--- START GIVEN MATERIAL ---

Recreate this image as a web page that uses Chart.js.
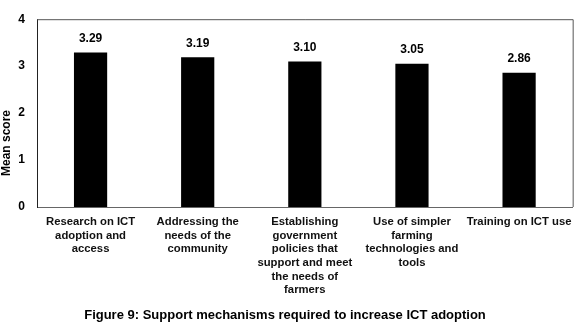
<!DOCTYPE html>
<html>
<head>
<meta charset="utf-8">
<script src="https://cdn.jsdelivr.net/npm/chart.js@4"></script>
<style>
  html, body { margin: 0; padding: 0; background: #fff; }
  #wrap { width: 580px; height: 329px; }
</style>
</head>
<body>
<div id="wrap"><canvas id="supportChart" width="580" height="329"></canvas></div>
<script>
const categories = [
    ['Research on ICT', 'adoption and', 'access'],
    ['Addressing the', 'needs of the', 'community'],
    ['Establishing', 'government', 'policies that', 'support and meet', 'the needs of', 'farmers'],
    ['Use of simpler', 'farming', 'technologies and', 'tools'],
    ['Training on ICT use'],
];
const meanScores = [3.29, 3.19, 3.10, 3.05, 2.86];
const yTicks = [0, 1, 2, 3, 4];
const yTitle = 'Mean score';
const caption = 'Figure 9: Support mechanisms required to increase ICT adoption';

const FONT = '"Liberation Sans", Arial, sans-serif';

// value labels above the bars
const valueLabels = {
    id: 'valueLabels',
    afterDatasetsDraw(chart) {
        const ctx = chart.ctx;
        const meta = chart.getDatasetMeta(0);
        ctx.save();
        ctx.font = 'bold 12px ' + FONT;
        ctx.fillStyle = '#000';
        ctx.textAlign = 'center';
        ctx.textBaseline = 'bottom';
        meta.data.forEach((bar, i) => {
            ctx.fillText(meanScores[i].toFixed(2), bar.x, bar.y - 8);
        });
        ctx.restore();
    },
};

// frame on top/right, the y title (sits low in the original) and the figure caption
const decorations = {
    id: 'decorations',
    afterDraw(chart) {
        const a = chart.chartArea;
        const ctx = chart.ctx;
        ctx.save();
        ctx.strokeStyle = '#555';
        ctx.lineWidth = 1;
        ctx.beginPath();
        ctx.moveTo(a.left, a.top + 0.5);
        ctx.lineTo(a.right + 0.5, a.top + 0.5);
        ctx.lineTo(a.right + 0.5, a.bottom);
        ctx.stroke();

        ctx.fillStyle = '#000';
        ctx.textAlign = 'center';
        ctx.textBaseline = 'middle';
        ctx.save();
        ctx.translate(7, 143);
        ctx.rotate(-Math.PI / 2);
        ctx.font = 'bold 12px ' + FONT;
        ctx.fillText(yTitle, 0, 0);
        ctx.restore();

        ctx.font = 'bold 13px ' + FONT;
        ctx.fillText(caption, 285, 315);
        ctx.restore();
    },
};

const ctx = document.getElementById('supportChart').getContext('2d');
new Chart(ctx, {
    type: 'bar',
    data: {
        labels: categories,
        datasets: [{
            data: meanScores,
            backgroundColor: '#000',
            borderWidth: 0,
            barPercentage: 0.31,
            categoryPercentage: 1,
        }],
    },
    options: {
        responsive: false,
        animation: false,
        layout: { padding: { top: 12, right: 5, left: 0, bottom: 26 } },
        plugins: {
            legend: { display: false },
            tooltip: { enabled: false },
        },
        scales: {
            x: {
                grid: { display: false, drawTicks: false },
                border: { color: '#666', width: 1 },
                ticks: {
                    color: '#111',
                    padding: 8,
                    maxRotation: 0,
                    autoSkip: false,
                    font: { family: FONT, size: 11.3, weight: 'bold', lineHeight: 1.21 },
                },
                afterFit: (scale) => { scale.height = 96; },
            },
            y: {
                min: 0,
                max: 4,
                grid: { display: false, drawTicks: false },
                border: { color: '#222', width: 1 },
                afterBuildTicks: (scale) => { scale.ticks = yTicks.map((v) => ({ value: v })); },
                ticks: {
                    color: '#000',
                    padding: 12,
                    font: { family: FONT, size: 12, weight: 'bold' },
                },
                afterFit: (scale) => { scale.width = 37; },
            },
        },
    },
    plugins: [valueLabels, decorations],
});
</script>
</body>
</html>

--- END GIVEN MATERIAL ---

-- EXERCISE DESCRIPTION --
Strip out the pictures and quote the remaining data word for word.

-- EXPECTED ANSWER --
Recreate this image as a web page that uses Chart.js.
<!DOCTYPE html>
<html>
<head>
<meta charset="utf-8">
<script src="https://cdn.jsdelivr.net/npm/chart.js@4"></script>
<style>
  html, body { margin: 0; padding: 0; background: #fff; }
  #wrap { width: 580px; height: 329px; }
</style>
</head>
<body>
<div id="wrap"><canvas id="supportChart" width="580" height="329"></canvas></div>
<script>
const categories = [
    ['Research on ICT', 'adoption and', 'access'],
    ['Addressing the', 'needs of the', 'community'],
    ['Establishing', 'government', 'policies that', 'support and meet', 'the needs of', 'farmers'],
    ['Use of simpler', 'farming', 'technologies and', 'tools'],
    ['Training on ICT use'],
];
const meanScores = [3.29, 3.19, 3.10, 3.05, 2.86];
const yTicks = [0, 1, 2, 3, 4];
const yTitle = 'Mean score';
const caption = 'Figure 9: Support mechanisms required to increase ICT adoption';

const FONT = '"Liberation Sans", Arial, sans-serif';

// value labels above the bars
const valueLabels = {
    id: 'valueLabels',
    afterDatasetsDraw(chart) {
        const ctx = chart.ctx;
        const meta = chart.getDatasetMeta(0);
        ctx.save();
        ctx.font = 'bold 12px ' + FONT;
        ctx.fillStyle = '#000';
        ctx.textAlign = 'center';
        ctx.textBaseline = 'bottom';
        meta.data.forEach((bar, i) => {
            ctx.fillText(meanScores[i].toFixed(2), bar.x, bar.y - 8);
        });
        ctx.restore();
    },
};

// frame on top/right, the y title (sits low in the original) and the figure caption
const decorations = {
    id: 'decorations',
    afterDraw(chart) {
        const a = chart.chartArea;
        const ctx = chart.ctx;
        ctx.save();
        ctx.strokeStyle = '#555';
        ctx.lineWidth = 1;
        ctx.beginPath();
        ctx.moveTo(a.left, a.top + 0.5);
        ctx.lineTo(a.right + 0.5, a.top + 0.5);
        ctx.lineTo(a.right + 0.5, a.bottom);
        ctx.stroke();

        ctx.fillStyle = '#000';
        ctx.textAlign = 'center';
        ctx.textBaseline = 'middle';
        ctx.save();
        ctx.translate(7, 143);
        ctx.rotate(-Math.PI / 2);
        ctx.font = 'bold 12px ' + FONT;
        ctx.fillText(yTitle, 0, 0);
        ctx.restore();

        ctx.font = 'bold 13px ' + FONT;
        ctx.fillText(caption, 285, 315);
        ctx.restore();
    },
};

const ctx = document.getElementById('supportChart').getContext('2d');
new Chart(ctx, {
    type: 'bar',
    data: {
        labels: categories,
        datasets: [{
            data: meanScores,
            backgroundColor: '#000',
            borderWidth: 0,
            barPercentage: 0.31,
            categoryPercentage: 1,
        }],
    },
    options: {
        responsive: false,
        animation: false,
        layout: { padding: { top: 12, right: 5, left: 0, bottom: 26 } },
        plugins: {
            legend: { display: false },
            tooltip: { enabled: false },
        },
        scales: {
            x: {
                grid: { display: false, drawTicks: false },
                border: { color: '#666', width: 1 },
                ticks: {
                    color: '#111',
                    padding: 8,
                    maxRotation: 0,
                    autoSkip: false,
                    font: { family: FONT, size: 11.3, weight: 'bold', lineHeight: 1.21 },
                },
                afterFit: (scale) => { scale.height = 96; },
            },
            y: {
                min: 0,
                max: 4,
                grid: { display: false, drawTicks: false },
                border: { color: '#222', width: 1 },
                afterBuildTicks: (scale) => { scale.ticks = yTicks.map((v) => ({ value: v })); },
                ticks: {
                    color: '#000',
                    padding: 12,
                    font: { family: FONT, size: 12, weight: 'bold' },
                },
                afterFit: (scale) => { scale.width = 37; },
            },
        },
    },
    plugins: [valueLabels, decorations],
});
</script>
</body>
</html>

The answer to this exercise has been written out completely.